## Begin Data

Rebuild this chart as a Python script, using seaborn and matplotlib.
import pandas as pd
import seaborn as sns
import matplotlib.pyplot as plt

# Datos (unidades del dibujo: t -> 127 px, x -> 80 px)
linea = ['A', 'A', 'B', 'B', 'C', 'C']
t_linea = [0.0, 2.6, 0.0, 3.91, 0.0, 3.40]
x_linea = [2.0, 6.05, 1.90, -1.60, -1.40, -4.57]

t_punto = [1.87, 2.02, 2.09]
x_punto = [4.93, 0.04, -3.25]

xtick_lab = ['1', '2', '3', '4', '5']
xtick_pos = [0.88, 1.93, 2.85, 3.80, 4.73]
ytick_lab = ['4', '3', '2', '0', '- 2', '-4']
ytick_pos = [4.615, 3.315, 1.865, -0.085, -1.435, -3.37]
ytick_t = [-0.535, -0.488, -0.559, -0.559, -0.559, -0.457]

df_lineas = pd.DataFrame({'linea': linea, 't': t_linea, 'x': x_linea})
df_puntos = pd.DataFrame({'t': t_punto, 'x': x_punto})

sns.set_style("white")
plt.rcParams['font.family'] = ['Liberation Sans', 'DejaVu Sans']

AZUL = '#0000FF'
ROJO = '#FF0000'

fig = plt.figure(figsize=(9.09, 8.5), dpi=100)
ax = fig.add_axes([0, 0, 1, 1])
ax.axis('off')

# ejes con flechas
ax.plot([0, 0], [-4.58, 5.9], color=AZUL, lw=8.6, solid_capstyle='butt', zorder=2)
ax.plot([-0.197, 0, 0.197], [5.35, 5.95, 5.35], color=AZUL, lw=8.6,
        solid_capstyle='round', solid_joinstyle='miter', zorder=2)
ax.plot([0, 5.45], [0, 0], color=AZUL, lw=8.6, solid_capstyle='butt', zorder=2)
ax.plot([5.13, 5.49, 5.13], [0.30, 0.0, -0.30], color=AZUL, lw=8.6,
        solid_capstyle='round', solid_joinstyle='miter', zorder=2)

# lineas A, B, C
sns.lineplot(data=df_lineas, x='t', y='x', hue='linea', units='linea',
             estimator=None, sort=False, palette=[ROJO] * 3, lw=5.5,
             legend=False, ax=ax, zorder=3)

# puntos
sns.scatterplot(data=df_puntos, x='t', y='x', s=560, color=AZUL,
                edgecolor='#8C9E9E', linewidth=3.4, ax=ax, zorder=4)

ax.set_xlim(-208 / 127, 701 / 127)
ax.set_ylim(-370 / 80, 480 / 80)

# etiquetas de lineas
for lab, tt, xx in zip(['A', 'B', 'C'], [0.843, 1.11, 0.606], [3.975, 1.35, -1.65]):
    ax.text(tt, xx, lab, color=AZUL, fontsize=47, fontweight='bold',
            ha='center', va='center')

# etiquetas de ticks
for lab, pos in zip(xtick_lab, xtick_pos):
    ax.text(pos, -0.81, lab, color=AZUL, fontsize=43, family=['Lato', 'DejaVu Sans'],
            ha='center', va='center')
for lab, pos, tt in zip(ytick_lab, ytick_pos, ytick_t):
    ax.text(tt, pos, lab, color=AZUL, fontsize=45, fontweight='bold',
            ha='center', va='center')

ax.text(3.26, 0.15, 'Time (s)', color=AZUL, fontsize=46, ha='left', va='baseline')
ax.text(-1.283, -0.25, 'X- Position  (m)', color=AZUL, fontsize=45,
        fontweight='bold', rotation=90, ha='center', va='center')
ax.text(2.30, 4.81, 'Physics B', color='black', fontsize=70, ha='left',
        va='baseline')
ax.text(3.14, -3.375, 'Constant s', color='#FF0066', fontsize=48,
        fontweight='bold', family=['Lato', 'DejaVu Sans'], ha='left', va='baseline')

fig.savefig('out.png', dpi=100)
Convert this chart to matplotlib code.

## End Data

▸ What is needed: Each line of the listing above should be output exactly.

▸ Solution to this task:
Rebuild this chart as a Python script, using seaborn and matplotlib.
import pandas as pd
import seaborn as sns
import matplotlib.pyplot as plt

# Datos (unidades del dibujo: t -> 127 px, x -> 80 px)
linea = ['A', 'A', 'B', 'B', 'C', 'C']
t_linea = [0.0, 2.6, 0.0, 3.91, 0.0, 3.40]
x_linea = [2.0, 6.05, 1.90, -1.60, -1.40, -4.57]

t_punto = [1.87, 2.02, 2.09]
x_punto = [4.93, 0.04, -3.25]

xtick_lab = ['1', '2', '3', '4', '5']
xtick_pos = [0.88, 1.93, 2.85, 3.80, 4.73]
ytick_lab = ['4', '3', '2', '0', '- 2', '-4']
ytick_pos = [4.615, 3.315, 1.865, -0.085, -1.435, -3.37]
ytick_t = [-0.535, -0.488, -0.559, -0.559, -0.559, -0.457]

df_lineas = pd.DataFrame({'linea': linea, 't': t_linea, 'x': x_linea})
df_puntos = pd.DataFrame({'t': t_punto, 'x': x_punto})

sns.set_style("white")
plt.rcParams['font.family'] = ['Liberation Sans', 'DejaVu Sans']

AZUL = '#0000FF'
ROJO = '#FF0000'

fig = plt.figure(figsize=(9.09, 8.5), dpi=100)
ax = fig.add_axes([0, 0, 1, 1])
ax.axis('off')

# ejes con flechas
ax.plot([0, 0], [-4.58, 5.9], color=AZUL, lw=8.6, solid_capstyle='butt', zorder=2)
ax.plot([-0.197, 0, 0.197], [5.35, 5.95, 5.35], color=AZUL, lw=8.6,
        solid_capstyle='round', solid_joinstyle='miter', zorder=2)
ax.plot([0, 5.45], [0, 0], color=AZUL, lw=8.6, solid_capstyle='butt', zorder=2)
ax.plot([5.13, 5.49, 5.13], [0.30, 0.0, -0.30], color=AZUL, lw=8.6,
        solid_capstyle='round', solid_joinstyle='miter', zorder=2)

# lineas A, B, C
sns.lineplot(data=df_lineas, x='t', y='x', hue='linea', units='linea',
             estimator=None, sort=False, palette=[ROJO] * 3, lw=5.5,
             legend=False, ax=ax, zorder=3)

# puntos
sns.scatterplot(data=df_puntos, x='t', y='x', s=560, color=AZUL,
                edgecolor='#8C9E9E', linewidth=3.4, ax=ax, zorder=4)

ax.set_xlim(-208 / 127, 701 / 127)
ax.set_ylim(-370 / 80, 480 / 80)

# etiquetas de lineas
for lab, tt, xx in zip(['A', 'B', 'C'], [0.843, 1.11, 0.606], [3.975, 1.35, -1.65]):
    ax.text(tt, xx, lab, color=AZUL, fontsize=47, fontweight='bold',
            ha='center', va='center')

# etiquetas de ticks
for lab, pos in zip(xtick_lab, xtick_pos):
    ax.text(pos, -0.81, lab, color=AZUL, fontsize=43, family=['Lato', 'DejaVu Sans'],
            ha='center', va='center')
for lab, pos, tt in zip(ytick_lab, ytick_pos, ytick_t):
    ax.text(tt, pos, lab, color=AZUL, fontsize=45, fontweight='bold',
            ha='center', va='center')

ax.text(3.26, 0.15, 'Time (s)', color=AZUL, fontsize=46, ha='left', va='baseline')
ax.text(-1.283, -0.25, 'X- Position  (m)', color=AZUL, fontsize=45,
        fontweight='bold', rotation=90, ha='center', va='center')
ax.text(2.30, 4.81, 'Physics B', color='black', fontsize=70, ha='left',
        va='baseline')
ax.text(3.14, -3.375, 'Constant s', color='#FF0066', fontsize=48,
        fontweight='bold', family=['Lato', 'DejaVu Sans'], ha='left', va='baseline')

fig.savefig('out.png', dpi=100)
Convert this chart to matplotlib code.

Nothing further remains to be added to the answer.